# Exercise description
Lines holding the string "with" are the ones to copy; find them all in the data.
══════
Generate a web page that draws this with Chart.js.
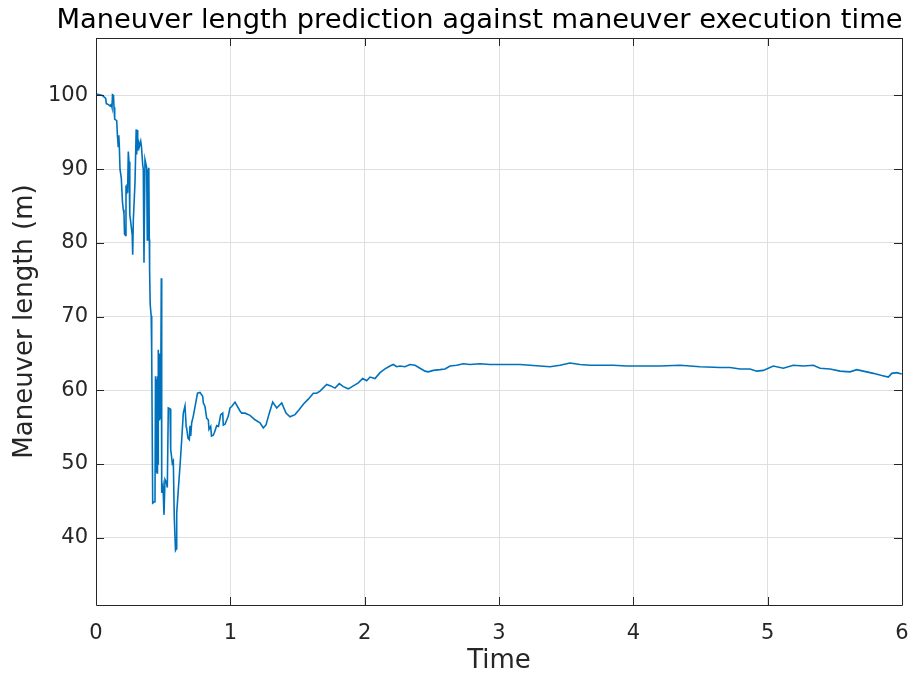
<!DOCTYPE html>
<html>
<head>
<meta charset="utf-8">
<script src="https://cdn.jsdelivr.net/npm/chart.js@4.4.1/dist/chart.umd.min.js"></script>
<style>
  html, body { margin: 0; padding: 0; background: #ffffff; }
  #wrap { width: 913px; height: 677px; }
</style>
</head>
<body>
<div id="wrap"><canvas id="c" width="913" height="677"></canvas></div>
<script>
// Execution time samples and the predicted maneuver length at each one
const timeValues = [
  0.0000, 0.0298, 0.0469, 0.0596, 0.0722, 0.0767, 0.0893, 0.1042, 0.1139, 0.1191,
  0.1228, 0.1303, 0.1340, 0.1392, 0.1541, 0.1601, 0.1653, 0.1697, 0.1735, 0.1787,
  0.1883, 0.1973, 0.2032, 0.2084, 0.2122, 0.2196, 0.2233, 0.2278, 0.2323, 0.2352,
  0.2405, 0.2457, 0.2516, 0.2554, 0.2695, 0.2732, 0.2777, 0.2903, 0.2993, 0.3030,
  0.3067, 0.3104, 0.3149, 0.3216, 0.3328, 0.3387, 0.3477, 0.3521, 0.3573, 0.3611,
  0.3648, 0.3774, 0.3819, 0.3856, 0.3893, 0.3931, 0.3968, 0.3990, 0.4035, 0.4109,
  0.4147, 0.4221, 0.4355, 0.4392, 0.4429, 0.4467, 0.4504, 0.4541, 0.4578, 0.4616,
  0.4638, 0.4690, 0.4727, 0.4779, 0.4824, 0.4861, 0.4891, 0.4988, 0.5062, 0.5137,
  0.5248, 0.5308, 0.5382, 0.5509, 0.5561, 0.5680, 0.5755, 0.5829, 0.5918, 0.5978,
  0.6008, 0.6127, 0.6253, 0.6380, 0.6499, 0.6626, 0.6715, 0.6752, 0.6849, 0.6946,
  0.6998, 0.7050, 0.7124, 0.7243, 0.7444, 0.7556, 0.7742, 0.7943, 0.7988, 0.8114,
  0.8241, 0.8360, 0.8412, 0.8539, 0.8598, 0.8732, 0.8821, 0.8985, 0.9119, 0.9283,
  0.9432, 0.9476, 0.9603, 0.9849, 0.9975, 1.0102, 1.0348, 1.0594, 1.0720, 1.0847,
  1.1092, 1.1464, 1.1837, 1.2209, 1.2454, 1.2655, 1.2901, 1.3154, 1.3452, 1.3824,
  1.4144, 1.4442, 1.4814, 1.5134, 1.5432, 1.5804, 1.6177, 1.6430, 1.6675, 1.7174,
  1.7472, 1.7792, 1.8112, 1.8410, 1.8782, 1.9154, 1.9527, 1.9854, 2.0152, 2.0398,
  2.0770, 2.1142, 2.1514, 2.1887, 2.2132, 2.2385, 2.2631, 2.3003, 2.3375, 2.3748,
  2.4120, 2.4492, 2.4738, 2.5110, 2.5609, 2.5981, 2.6353, 2.6852, 2.7343, 2.7842,
  2.8586, 2.9331, 3.0075, 3.0820, 3.1564, 3.2309, 3.3053, 3.3798, 3.4542, 3.5286,
  3.6031, 3.6775, 3.7520, 3.8510, 3.9508, 4.0498, 4.1987, 4.3476, 4.4965, 4.6453,
  4.7198, 4.7942, 4.8687, 4.9185, 4.9677, 5.0421, 5.1166, 5.1910, 5.2655, 5.3399,
  5.3898, 5.4642, 5.5387, 5.6131, 5.6630, 5.7121, 5.7866, 5.8491, 5.8983, 5.9236,
  5.9608, 5.9980
];

const lengthValues = [
  100.2, 100.1, 100.0, 99.8, 99.6, 98.9, 98.8, 98.6, 98.8, 98.4,
  100.1, 100.0, 98.4, 96.8, 96.6, 94.4, 93.1, 94.6, 93.2, 90.0,
  88.8, 85.5, 84.5, 84.0, 81.2, 81.0, 87.8, 86.6, 88.0, 86.8,
  92.4, 91.0, 83.8, 83.3, 81.1, 78.4, 83.0, 88.2, 95.4, 92.0,
  95.3, 92.5, 94.0, 93.0, 93.8, 93.0, 90.6, 90.0, 77.3, 85.0,
  91.3, 90.2, 80.4, 90.0, 80.5, 90.2, 80.5, 76.4, 71.6, 70.1,
  65.0, 44.7, 44.9, 45.2, 61.9, 49.0, 61.5, 48.8, 61.9, 50.0,
  65.5, 56.0, 65.0, 56.2, 62.0, 75.2, 46.1, 47.0, 43.1, 47.9,
  47.5, 46.8, 57.6, 57.5, 52.0, 50.1, 50.4, 42.6, 38.3, 38.5,
  43.3, 46.5, 49.7, 53.3, 56.9, 57.9, 55.0, 54.8, 53.5, 53.3,
  55.2, 53.8, 55.6, 56.5, 58.5, 59.6, 59.7, 59.2, 58.3, 57.8,
  56.2, 56.0, 54.7, 55.1, 53.8, 53.9, 54.3, 55.2, 55.1, 56.7,
  56.9, 55.3, 55.4, 56.5, 57.6, 57.8, 58.4, 57.6, 57.2, 56.9,
  56.9, 56.6, 56.0, 55.6, 54.9, 55.3, 56.9, 58.4, 57.6, 58.3,
  56.9, 56.4, 56.7, 57.4, 58.1, 58.8, 59.6, 59.6, 59.9, 60.8,
  60.6, 60.3, 60.9, 60.5, 60.2, 60.6, 61.0, 61.6, 61.3, 61.8,
  61.6, 62.4, 62.9, 63.3, 63.5, 63.2, 63.3, 63.2, 63.5, 63.4,
  63.0, 62.6, 62.5, 62.7, 62.8, 62.9, 63.3, 63.4, 63.6, 63.5,
  63.6, 63.5, 63.5, 63.5, 63.5, 63.4, 63.3, 63.2, 63.4, 63.7,
  63.5, 63.4, 63.4, 63.4, 63.3, 63.3, 63.3, 63.4, 63.2, 63.1,
  63.1, 62.9, 62.9, 62.6, 62.7, 63.3, 63.0, 63.4, 63.3, 63.4,
  63.0, 62.9, 62.6, 62.5, 62.8, 62.6, 62.3, 62.0, 61.8, 62.3,
  62.4, 62.2
];

const xTickValues = [0, 1, 2, 3, 4, 5, 6];
const yTickValues = [40, 50, 60, 70, 80, 90, 100];

const titleText = 'Maneuver length prediction against maneuver execution time';
const xLabel = 'Time';
const yLabel = 'Maneuver length (m)';

const points = timeValues.map((t, i) => ({ x: t, y: lengthValues[i] }));

const AXIS_COLOR = '#262626';
const GRID_COLOR = '#dfdfdf';
const FONT = '"DejaVu Sans", sans-serif';

// Heading text above the plot box
const headingPlugin = {
  id: 'headingPlugin',
  afterDraw(chart) {
    const { ctx } = chart;
    ctx.save();
    ctx.fillStyle = '#000000';
    ctx.font = '27.3px ' + FONT;
    ctx.textAlign = 'center';
    ctx.textBaseline = 'alphabetic';
    ctx.fillText(titleText, 479.5, 28);
    ctx.restore();
  }
};

// Closed box around the plot area with inward tick marks on all four sides
const boxPlugin = {
  id: 'boxPlugin',
  afterDraw(chart) {
    const { ctx, chartArea: a, scales } = chart;
    ctx.save();
    ctx.strokeStyle = AXIS_COLOR;
    ctx.lineWidth = 1;
    ctx.beginPath();
    ctx.rect(Math.round(a.left) + 0.5, Math.round(a.top) + 0.5,
             Math.round(a.right - a.left), Math.round(a.bottom - a.top));
    ctx.stroke();
    const len = 8;
    ctx.beginPath();
    xTickValues.forEach(v => {
      const px = Math.round(scales.x.getPixelForValue(v)) + 0.5;
      ctx.moveTo(px, a.bottom); ctx.lineTo(px, a.bottom - len);
      ctx.moveTo(px, a.top); ctx.lineTo(px, a.top + len);
    });
    yTickValues.forEach(v => {
      const py = Math.round(scales.y.getPixelForValue(v)) + 0.5;
      ctx.moveTo(a.left, py); ctx.lineTo(a.left + len, py);
      ctx.moveTo(a.right, py); ctx.lineTo(a.right - len, py);
    });
    ctx.stroke();
    ctx.restore();
  }
};

new Chart(document.getElementById('c'), {
  type: 'line',
  data: {
    datasets: [{
      data: points,
      borderColor: '#0072BD',
      borderWidth: 1.6,
      pointRadius: 0,
      tension: 0,
      fill: false
    }]
  },
  options: {
    responsive: false,
    animation: false,
    events: [],
    layout: { padding: { top: 38, right: 11, bottom: 0, left: 0 } },
    plugins: {
      legend: { display: false },
      tooltip: { enabled: false },
      title: { display: false }
    },
    scales: {
      x: {
        type: 'linear',
        min: 0,
        max: 6,
        afterBuildTicks(scale) { scale.ticks = xTickValues.map(v => ({ value: v })); },
        afterFit(scale) {
          scale.height = 72;
          scale.paddingLeft = 0;
          scale.paddingRight = 0;
        },
        grid: { color: GRID_COLOR, drawTicks: false, lineWidth: 1 },
        border: { display: false },
        ticks: {
          color: AXIS_COLOR,
          font: { family: FONT, size: 21 },
          padding: 16,
          maxRotation: 0
        },
        title: {
          display: true,
          text: xLabel,
          color: AXIS_COLOR,
          font: { family: FONT, size: 26 },
          padding: { top: 0, bottom: 0 }
        }
      },
      y: {
        type: 'linear',
        min: 30.87,
        max: 107.8,
        afterBuildTicks(scale) { scale.ticks = yTickValues.map(v => ({ value: v })); },
        afterFit(scale) { scale.width = 96; },
        grid: { color: GRID_COLOR, drawTicks: false, lineWidth: 1 },
        border: { display: false },
        ticks: {
          color: AXIS_COLOR,
          font: { family: FONT, size: 21 },
          padding: 8
        },
        title: {
          display: true,
          text: yLabel,
          color: AXIS_COLOR,
          font: { family: FONT, size: 26 },
          padding: { top: 10, bottom: 0 }
        }
      }
    }
  },
  plugins: [boxPlugin, headingPlugin]
});
</script>
</body>
</html>
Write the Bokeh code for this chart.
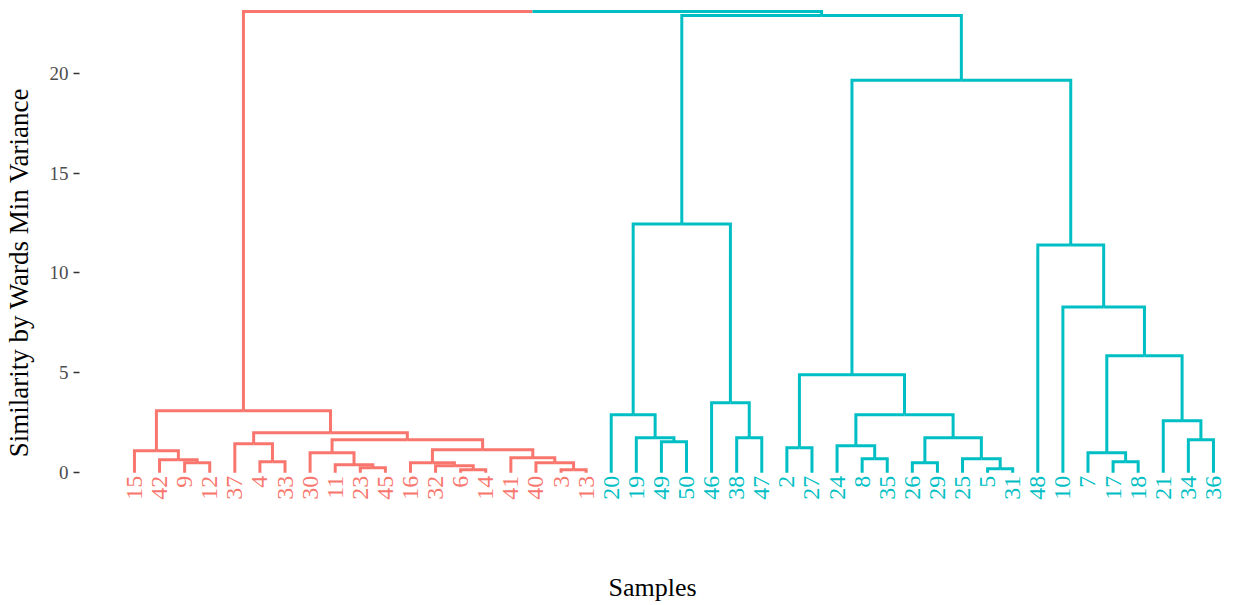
══════
# Response to the exercise
Generate a web page that draws this with Chart.js.
// Closed box around the plot area with inward tick marks on all four sides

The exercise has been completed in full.